The testing uses CRREL's Geophysical Research Facility, a concrete basin measuring 60 feet long by 22 feet wide and 7 feet deep, with a removable refrigerated roof for growing and safeguarding sea ice from solar melt and snow. In preparation, the basin was sectioned off into three parts and within each section a depression in the underside of the ice was formed. It was within these depressions that crude oil was poured.
The suite of sensors, which includes a black and white camera, color camera, multi-beam sonar, single beam sonar and lasers, was attached to a submersible trolley. The trolley was placed on tracks located at the bottom of the tank. It was then pulled along the tank so that the sensors could monitor the sea ice as well as the oil that was located within the depressions. Data was streamed back so that the scientists could monitor sensor data in real time on their computer screens.
According to comments from both WHOI and SAMS researchers, the week of testing looked to be very successful.

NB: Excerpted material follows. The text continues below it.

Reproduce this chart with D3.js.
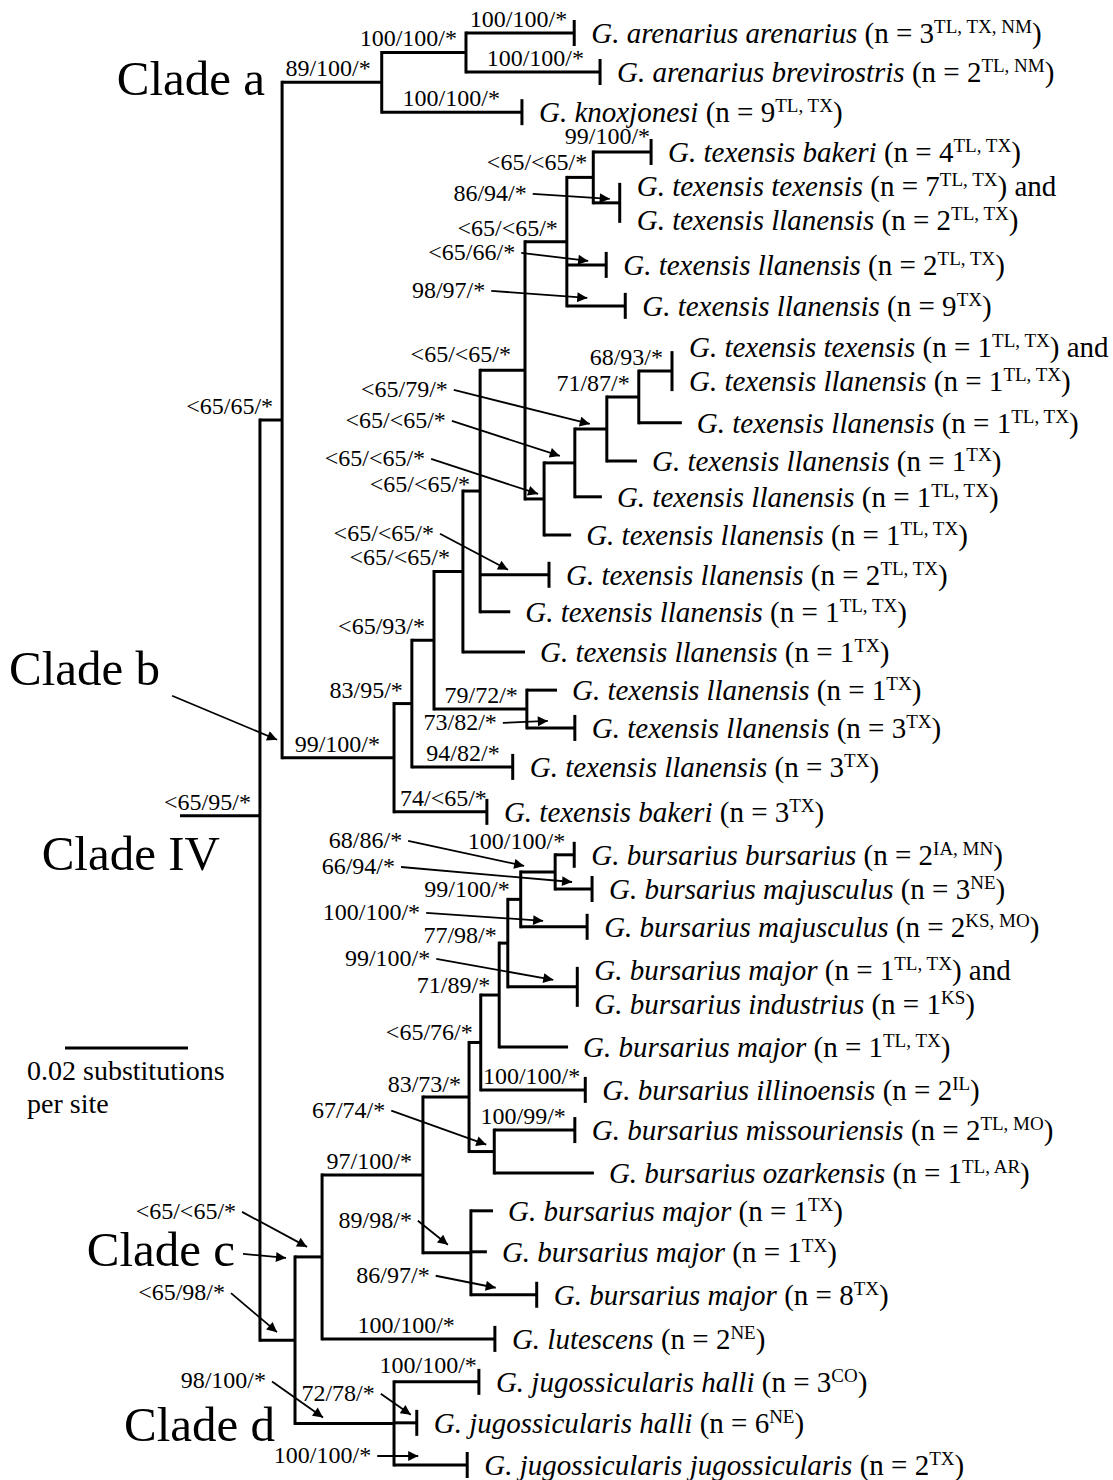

"We just didn't know how the sensors would perform," said SAMS Sea Ice Physicist Dr. Jeremy Wilkinson. "The lasers are very new, whilst the sonar and camera technology has been around for a while. None have been used to detect oil under ice before. It was exciting to see different sonar reflections from the ice and the oil, which had not been seen before. We hoped to detect and map oil under the ice and we did. But we really don't know how effective the sensors were or their limitations—we'll have to wait and see as we analyze the data back at the office."
This is the first of three weeks of scheduled oil spill response testing to be conducted at CRREL.
"Evaluating this technology adds another tool to the responders' toolbox for protecting the delicate Arctic environment," said Zabilansky. "With research like that being done by WHOI and SAMS, responders can quickly and more effectively mitigate an oil spill disaster in an Arctic region."